**Task prompt:**
Type out the complete listing below word for word, without its pictures.
───── Data shown ─────
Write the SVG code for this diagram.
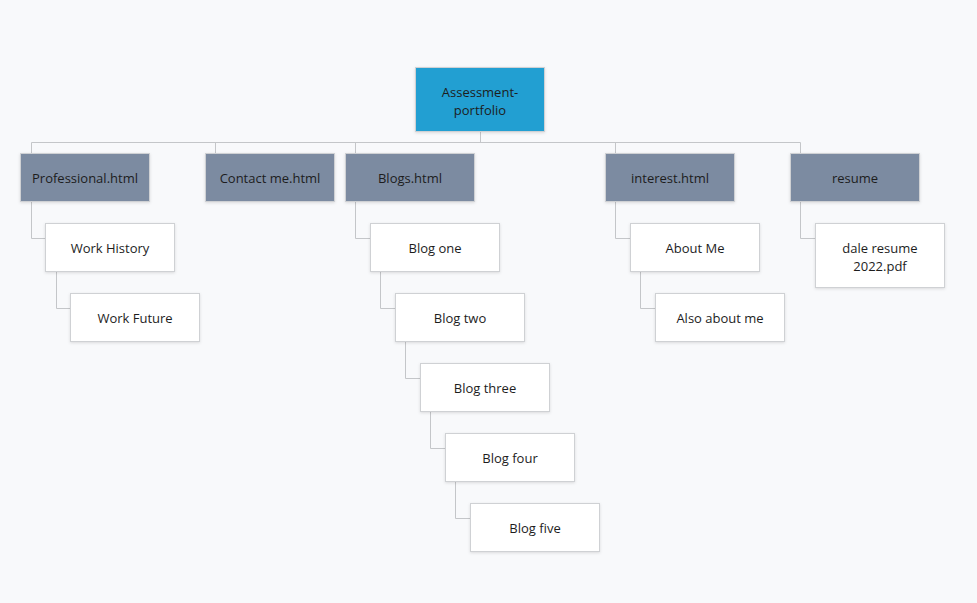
<svg xmlns="http://www.w3.org/2000/svg" width="977" height="603" viewBox="0 0 977 603">
<defs>
<filter id="sh" x="-10%" y="-10%" width="130%" height="140%">
<feDropShadow dx="0" dy="1" stdDeviation="1.5" flood-color="#000" flood-opacity="0.12"/>
</filter>
<style>
.bx{stroke:#cfd1d4;stroke-width:1;filter:url(#sh)}
.root{fill:#229fd2}
.l1{fill:#7b8ba1}
.l2{fill:#ffffff}
text{font-family:"Open Sans","Liberation Sans",sans-serif;font-size:13px;fill:#1d1d1d;text-anchor:middle}
.cn{fill:none;stroke:#c4c6c9;stroke-width:1}
</style>
</defs>
<rect width="977" height="603" fill="#f8f9fb"/>
<g id="connectors">
<path class="cn" d="M480.5 132V142.5M31.5 153V142.5H800.5V153M215.5 142.5V153M355.5 142.5V153M615.5 142.5V153"/>
<path class="cn" d="M31.5 202V238.5H45M56.5 272V308.5H70"/>
<path class="cn" d="M355.5 202V238.5H370M380.5 272V308.5H395M405.5 342V378.5H420M430.5 412V448.5H445M455.5 482V518.5H470"/>
<path class="cn" d="M615.5 202V238.5H630M640.5 272V308.5H655"/>
<path class="cn" d="M800.5 202V238.5H815"/>
</g>
<g id="root"><rect class="bx root" x="415.5" y="67.5" width="129" height="64"/><text x="480" y="97">Assessment-</text><text x="480" y="115">portfolio</text></g>
<g id="professional"><rect class="bx l1" x="20.5" y="153.5" width="129" height="48"/><text x="85" y="183">Professional.html</text></g>
<g id="contact"><rect class="bx l1" x="205.5" y="153.5" width="129" height="48"/><text x="270" y="183">Contact me.html</text></g>
<g id="blogs"><rect class="bx l1" x="345.5" y="153.5" width="129" height="48"/><text x="410" y="183">Blogs.html</text></g>
<g id="interest"><rect class="bx l1" x="605.5" y="153.5" width="129" height="48"/><text x="670" y="183">interest.html</text></g>
<g id="resume"><rect class="bx l1" x="790.5" y="153.5" width="129" height="48"/><text x="855" y="183">resume</text></g>
<g id="work-history"><rect class="bx l2" x="45.5" y="223.5" width="129" height="48"/><text x="110" y="253">Work History</text></g>
<g id="work-future"><rect class="bx l2" x="70.5" y="293.5" width="129" height="48"/><text x="135" y="323">Work Future</text></g>
<g id="blog-one"><rect class="bx l2" x="370.5" y="223.5" width="129" height="48"/><text x="435" y="253">Blog one</text></g>
<g id="blog-two"><rect class="bx l2" x="395.5" y="293.5" width="129" height="48"/><text x="460" y="323">Blog two</text></g>
<g id="blog-three"><rect class="bx l2" x="420.5" y="363.5" width="129" height="48"/><text x="485" y="393">Blog three</text></g>
<g id="blog-four"><rect class="bx l2" x="445.5" y="433.5" width="129" height="48"/><text x="510" y="463">Blog four</text></g>
<g id="blog-five"><rect class="bx l2" x="470.5" y="503.5" width="129" height="48"/><text x="535" y="533">Blog five</text></g>
<g id="about-me"><rect class="bx l2" x="630.5" y="223.5" width="129" height="48"/><text x="695" y="253">About Me</text></g>
<g id="also-about-me"><rect class="bx l2" x="655.5" y="293.5" width="129" height="48"/><text x="720" y="323">Also about me</text></g>
<g id="dale-resume"><rect class="bx l2" x="815.5" y="223.5" width="129" height="64"/><text x="880" y="253">dale resume</text><text x="880" y="271">2022.pdf</text></g>
</svg>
─────
**Written answer:**
Write the SVG code for this diagram.
<svg xmlns="http://www.w3.org/2000/svg" width="977" height="603" viewBox="0 0 977 603">
<defs>
<filter id="sh" x="-10%" y="-10%" width="130%" height="140%">
<feDropShadow dx="0" dy="1" stdDeviation="1.5" flood-color="#000" flood-opacity="0.12"/>
</filter>
<style>
.bx{stroke:#cfd1d4;stroke-width:1;filter:url(#sh)}
.root{fill:#229fd2}
.l1{fill:#7b8ba1}
.l2{fill:#ffffff}
text{font-family:"Open Sans","Liberation Sans",sans-serif;font-size:13px;fill:#1d1d1d;text-anchor:middle}
.cn{fill:none;stroke:#c4c6c9;stroke-width:1}
</style>
</defs>
<rect width="977" height="603" fill="#f8f9fb"/>
<g id="connectors">
<path class="cn" d="M480.5 132V142.5M31.5 153V142.5H800.5V153M215.5 142.5V153M355.5 142.5V153M615.5 142.5V153"/>
<path class="cn" d="M31.5 202V238.5H45M56.5 272V308.5H70"/>
<path class="cn" d="M355.5 202V238.5H370M380.5 272V308.5H395M405.5 342V378.5H420M430.5 412V448.5H445M455.5 482V518.5H470"/>
<path class="cn" d="M615.5 202V238.5H630M640.5 272V308.5H655"/>
<path class="cn" d="M800.5 202V238.5H815"/>
</g>
<g id="root"><rect class="bx root" x="415.5" y="67.5" width="129" height="64"/><text x="480" y="97">Assessment-</text><text x="480" y="115">portfolio</text></g>
<g id="professional"><rect class="bx l1" x="20.5" y="153.5" width="129" height="48"/><text x="85" y="183">Professional.html</text></g>
<g id="contact"><rect class="bx l1" x="205.5" y="153.5" width="129" height="48"/><text x="270" y="183">Contact me.html</text></g>
<g id="blogs"><rect class="bx l1" x="345.5" y="153.5" width="129" height="48"/><text x="410" y="183">Blogs.html</text></g>
<g id="interest"><rect class="bx l1" x="605.5" y="153.5" width="129" height="48"/><text x="670" y="183">interest.html</text></g>
<g id="resume"><rect class="bx l1" x="790.5" y="153.5" width="129" height="48"/><text x="855" y="183">resume</text></g>
<g id="work-history"><rect class="bx l2" x="45.5" y="223.5" width="129" height="48"/><text x="110" y="253">Work History</text></g>
<g id="work-future"><rect class="bx l2" x="70.5" y="293.5" width="129" height="48"/><text x="135" y="323">Work Future</text></g>
<g id="blog-one"><rect class="bx l2" x="370.5" y="223.5" width="129" height="48"/><text x="435" y="253">Blog one</text></g>
<g id="blog-two"><rect class="bx l2" x="395.5" y="293.5" width="129" height="48"/><text x="460" y="323">Blog two</text></g>
<g id="blog-three"><rect class="bx l2" x="420.5" y="363.5" width="129" height="48"/><text x="485" y="393">Blog three</text></g>
<g id="blog-four"><rect class="bx l2" x="445.5" y="433.5" width="129" height="48"/><text x="510" y="463">Blog four</text></g>
<g id="blog-five"><rect class="bx l2" x="470.5" y="503.5" width="129" height="48"/><text x="535" y="533">Blog five</text></g>
<g id="about-me"><rect class="bx l2" x="630.5" y="223.5" width="129" height="48"/><text x="695" y="253">About Me</text></g>
<g id="also-about-me"><rect class="bx l2" x="655.5" y="293.5" width="129" height="48"/><text x="720" y="323">Also about me</text></g>
<g id="dale-resume"><rect class="bx l2" x="815.5" y="223.5" width="129" height="64"/><text x="880" y="253">dale resume</text><text x="880" y="271">2022.pdf</text></g>
</svg>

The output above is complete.